Dataset excerpt.
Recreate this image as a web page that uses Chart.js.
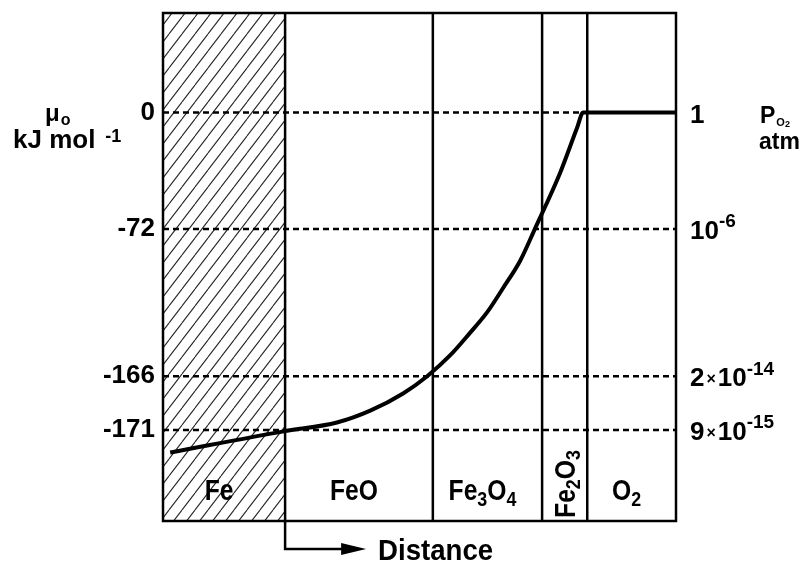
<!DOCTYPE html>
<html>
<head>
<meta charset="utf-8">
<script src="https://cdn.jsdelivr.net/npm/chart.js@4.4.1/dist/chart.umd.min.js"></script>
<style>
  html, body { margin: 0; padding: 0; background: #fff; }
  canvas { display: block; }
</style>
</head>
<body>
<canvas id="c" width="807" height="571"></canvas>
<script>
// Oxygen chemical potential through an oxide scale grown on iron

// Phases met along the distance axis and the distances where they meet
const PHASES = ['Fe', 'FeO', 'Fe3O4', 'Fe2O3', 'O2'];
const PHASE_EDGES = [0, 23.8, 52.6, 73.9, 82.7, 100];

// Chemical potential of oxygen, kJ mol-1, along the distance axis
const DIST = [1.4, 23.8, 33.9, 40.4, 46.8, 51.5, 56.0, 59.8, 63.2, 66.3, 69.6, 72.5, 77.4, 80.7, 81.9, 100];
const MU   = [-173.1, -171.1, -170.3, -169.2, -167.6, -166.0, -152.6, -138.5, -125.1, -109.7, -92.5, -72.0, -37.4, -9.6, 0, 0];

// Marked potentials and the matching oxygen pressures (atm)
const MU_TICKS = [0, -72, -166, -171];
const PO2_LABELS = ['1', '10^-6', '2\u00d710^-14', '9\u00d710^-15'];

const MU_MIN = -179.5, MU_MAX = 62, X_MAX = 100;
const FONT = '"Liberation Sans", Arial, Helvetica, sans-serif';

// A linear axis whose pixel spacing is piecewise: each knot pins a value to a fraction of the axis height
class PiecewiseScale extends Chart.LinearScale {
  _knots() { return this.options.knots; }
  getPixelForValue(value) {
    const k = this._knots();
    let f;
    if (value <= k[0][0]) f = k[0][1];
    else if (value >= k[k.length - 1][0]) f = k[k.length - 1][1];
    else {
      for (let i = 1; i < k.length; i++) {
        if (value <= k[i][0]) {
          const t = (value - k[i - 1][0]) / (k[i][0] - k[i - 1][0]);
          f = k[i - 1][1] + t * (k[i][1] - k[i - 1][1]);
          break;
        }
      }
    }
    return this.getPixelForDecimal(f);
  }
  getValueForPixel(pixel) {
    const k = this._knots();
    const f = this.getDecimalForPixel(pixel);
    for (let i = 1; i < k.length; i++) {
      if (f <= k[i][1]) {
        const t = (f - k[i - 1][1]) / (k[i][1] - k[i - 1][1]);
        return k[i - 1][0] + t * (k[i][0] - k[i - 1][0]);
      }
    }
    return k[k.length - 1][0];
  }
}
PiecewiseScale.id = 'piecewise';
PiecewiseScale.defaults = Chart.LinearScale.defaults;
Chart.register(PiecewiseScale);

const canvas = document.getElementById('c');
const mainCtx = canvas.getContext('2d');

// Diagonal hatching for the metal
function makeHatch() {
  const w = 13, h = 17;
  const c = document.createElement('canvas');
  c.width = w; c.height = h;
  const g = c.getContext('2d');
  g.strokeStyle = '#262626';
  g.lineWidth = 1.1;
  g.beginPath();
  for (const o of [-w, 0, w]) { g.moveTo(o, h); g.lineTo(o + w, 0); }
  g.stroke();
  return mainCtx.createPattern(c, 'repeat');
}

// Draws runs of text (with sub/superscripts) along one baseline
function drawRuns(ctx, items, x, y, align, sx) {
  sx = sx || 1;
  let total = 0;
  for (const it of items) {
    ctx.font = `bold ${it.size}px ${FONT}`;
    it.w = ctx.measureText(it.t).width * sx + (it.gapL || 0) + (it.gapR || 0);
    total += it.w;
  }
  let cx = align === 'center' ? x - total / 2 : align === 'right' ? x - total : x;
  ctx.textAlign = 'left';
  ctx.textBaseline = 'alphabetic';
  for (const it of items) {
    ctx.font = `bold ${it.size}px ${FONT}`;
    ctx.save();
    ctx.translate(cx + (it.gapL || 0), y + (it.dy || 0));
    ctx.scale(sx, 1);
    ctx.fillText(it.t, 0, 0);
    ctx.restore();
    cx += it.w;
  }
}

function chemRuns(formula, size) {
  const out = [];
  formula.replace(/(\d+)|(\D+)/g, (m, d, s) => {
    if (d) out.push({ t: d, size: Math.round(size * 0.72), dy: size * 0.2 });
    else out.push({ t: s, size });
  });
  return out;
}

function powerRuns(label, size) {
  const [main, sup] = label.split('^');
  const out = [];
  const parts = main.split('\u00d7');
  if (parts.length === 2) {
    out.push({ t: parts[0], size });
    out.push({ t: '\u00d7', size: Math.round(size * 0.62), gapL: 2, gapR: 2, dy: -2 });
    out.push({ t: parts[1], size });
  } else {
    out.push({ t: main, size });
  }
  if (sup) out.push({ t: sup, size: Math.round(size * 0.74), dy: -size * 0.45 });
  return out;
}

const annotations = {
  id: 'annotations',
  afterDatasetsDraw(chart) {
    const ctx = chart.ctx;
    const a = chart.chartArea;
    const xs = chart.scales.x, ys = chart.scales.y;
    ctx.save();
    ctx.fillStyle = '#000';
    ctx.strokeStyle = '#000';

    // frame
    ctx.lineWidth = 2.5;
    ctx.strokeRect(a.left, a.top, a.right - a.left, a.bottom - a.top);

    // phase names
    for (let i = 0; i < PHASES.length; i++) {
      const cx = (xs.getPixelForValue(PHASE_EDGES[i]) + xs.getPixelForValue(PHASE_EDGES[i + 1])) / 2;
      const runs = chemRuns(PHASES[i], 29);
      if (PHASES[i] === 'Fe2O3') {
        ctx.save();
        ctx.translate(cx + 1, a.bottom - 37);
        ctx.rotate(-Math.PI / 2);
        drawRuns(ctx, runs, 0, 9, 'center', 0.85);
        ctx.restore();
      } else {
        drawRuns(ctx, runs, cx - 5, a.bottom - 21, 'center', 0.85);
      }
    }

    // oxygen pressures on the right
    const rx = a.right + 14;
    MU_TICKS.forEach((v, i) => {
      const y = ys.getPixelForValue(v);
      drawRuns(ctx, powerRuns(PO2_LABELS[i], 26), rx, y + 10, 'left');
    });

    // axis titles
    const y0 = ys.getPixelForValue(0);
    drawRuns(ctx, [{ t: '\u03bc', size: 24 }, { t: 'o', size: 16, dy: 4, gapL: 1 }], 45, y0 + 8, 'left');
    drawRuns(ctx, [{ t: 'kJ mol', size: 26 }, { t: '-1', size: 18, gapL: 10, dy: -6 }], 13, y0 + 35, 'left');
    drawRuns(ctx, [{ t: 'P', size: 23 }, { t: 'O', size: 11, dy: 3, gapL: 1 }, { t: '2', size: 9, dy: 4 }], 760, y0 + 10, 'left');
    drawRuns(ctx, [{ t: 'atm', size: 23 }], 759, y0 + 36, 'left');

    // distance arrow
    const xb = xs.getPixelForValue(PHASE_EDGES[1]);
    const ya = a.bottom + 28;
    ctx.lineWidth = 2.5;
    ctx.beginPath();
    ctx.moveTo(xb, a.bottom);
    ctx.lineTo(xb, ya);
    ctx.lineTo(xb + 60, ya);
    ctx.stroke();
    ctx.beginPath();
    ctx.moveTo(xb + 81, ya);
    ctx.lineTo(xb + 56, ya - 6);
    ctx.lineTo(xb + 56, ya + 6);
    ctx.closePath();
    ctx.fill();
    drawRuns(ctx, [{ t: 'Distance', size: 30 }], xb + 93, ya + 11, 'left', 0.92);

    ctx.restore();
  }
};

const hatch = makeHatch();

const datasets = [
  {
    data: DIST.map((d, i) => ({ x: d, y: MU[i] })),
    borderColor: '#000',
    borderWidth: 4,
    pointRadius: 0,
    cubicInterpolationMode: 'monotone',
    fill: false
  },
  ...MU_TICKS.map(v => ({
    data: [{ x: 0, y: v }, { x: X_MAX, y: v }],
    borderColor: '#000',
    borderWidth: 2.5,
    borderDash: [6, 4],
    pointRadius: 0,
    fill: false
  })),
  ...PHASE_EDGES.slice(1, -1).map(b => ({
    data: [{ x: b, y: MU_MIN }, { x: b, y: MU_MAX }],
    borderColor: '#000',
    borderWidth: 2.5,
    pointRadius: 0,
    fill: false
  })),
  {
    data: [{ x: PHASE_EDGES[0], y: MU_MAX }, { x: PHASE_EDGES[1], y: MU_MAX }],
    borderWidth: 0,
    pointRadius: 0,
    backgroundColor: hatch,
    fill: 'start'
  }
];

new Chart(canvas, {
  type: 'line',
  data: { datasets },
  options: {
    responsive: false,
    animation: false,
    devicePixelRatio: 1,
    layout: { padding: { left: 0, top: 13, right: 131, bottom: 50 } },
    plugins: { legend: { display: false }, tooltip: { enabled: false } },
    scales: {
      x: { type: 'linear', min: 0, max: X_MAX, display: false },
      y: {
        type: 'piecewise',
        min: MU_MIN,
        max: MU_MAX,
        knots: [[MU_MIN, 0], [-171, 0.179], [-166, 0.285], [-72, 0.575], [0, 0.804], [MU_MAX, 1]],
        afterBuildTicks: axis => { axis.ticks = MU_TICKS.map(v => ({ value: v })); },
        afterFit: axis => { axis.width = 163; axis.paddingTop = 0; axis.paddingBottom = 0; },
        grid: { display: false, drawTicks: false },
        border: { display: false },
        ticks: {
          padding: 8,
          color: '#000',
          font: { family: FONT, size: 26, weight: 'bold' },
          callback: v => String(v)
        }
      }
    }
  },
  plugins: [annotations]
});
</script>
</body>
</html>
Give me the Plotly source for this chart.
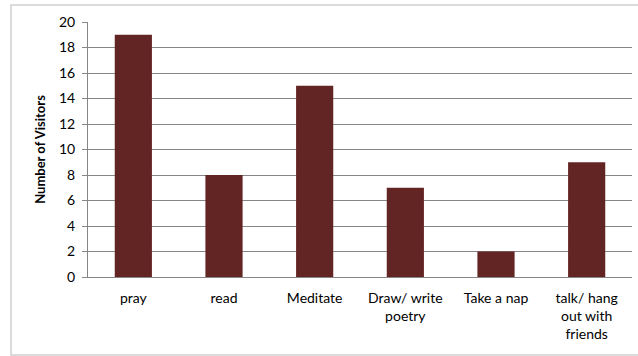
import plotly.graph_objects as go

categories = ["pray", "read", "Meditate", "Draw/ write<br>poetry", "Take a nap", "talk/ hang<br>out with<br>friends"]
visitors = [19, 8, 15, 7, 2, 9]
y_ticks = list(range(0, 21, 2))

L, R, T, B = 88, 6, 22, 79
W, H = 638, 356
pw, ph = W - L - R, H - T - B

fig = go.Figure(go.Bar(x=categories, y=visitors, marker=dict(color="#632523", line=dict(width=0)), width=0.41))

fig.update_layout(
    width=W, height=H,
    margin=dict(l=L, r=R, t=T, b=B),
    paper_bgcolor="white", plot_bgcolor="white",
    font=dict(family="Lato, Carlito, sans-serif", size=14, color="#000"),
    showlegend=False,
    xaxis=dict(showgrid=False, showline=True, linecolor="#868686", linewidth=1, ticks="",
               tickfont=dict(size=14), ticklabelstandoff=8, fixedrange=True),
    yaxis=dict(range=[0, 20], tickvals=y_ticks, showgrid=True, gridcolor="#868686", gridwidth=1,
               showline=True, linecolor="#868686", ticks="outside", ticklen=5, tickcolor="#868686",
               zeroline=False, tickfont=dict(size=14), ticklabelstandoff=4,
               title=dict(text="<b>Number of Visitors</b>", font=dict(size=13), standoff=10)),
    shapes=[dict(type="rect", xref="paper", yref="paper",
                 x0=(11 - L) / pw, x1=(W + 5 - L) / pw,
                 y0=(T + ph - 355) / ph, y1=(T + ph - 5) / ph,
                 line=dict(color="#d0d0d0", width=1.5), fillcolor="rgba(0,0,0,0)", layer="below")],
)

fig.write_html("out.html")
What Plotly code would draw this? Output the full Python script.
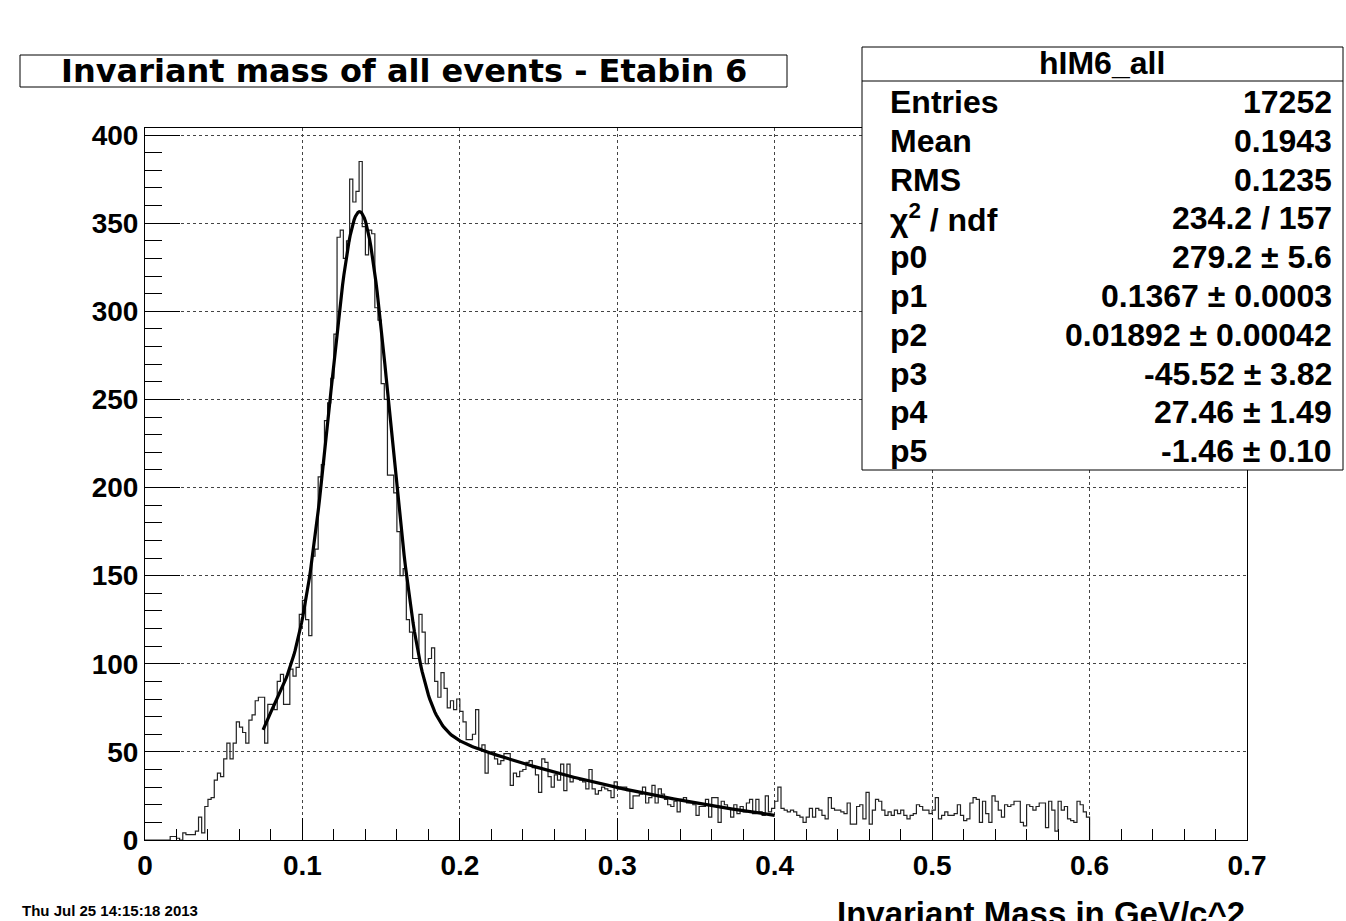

WHAT IS ASKED. In the entries above, find the line that contains "const PHASE_EDGES = [0, 23.8, 52.6, 73.9, 82.7, 100];", then repeat exactly every line from the first one through that line, with no pictures.

SOLUTION BELOW.
Recreate this image as a web page that uses Chart.js.
<!DOCTYPE html>
<html>
<head>
<meta charset="utf-8">
<script src="https://cdn.jsdelivr.net/npm/chart.js@4.4.1/dist/chart.umd.min.js"></script>
<style>
  html, body { margin: 0; padding: 0; background: #fff; }
  canvas { display: block; }
</style>
</head>
<body>
<canvas id="c" width="807" height="571"></canvas>
<script>
// Oxygen chemical potential through an oxide scale grown on iron

// Phases met along the distance axis and the distances where they meet
const PHASES = ['Fe', 'FeO', 'Fe3O4', 'Fe2O3', 'O2'];
const PHASE_EDGES = [0, 23.8, 52.6, 73.9, 82.7, 100];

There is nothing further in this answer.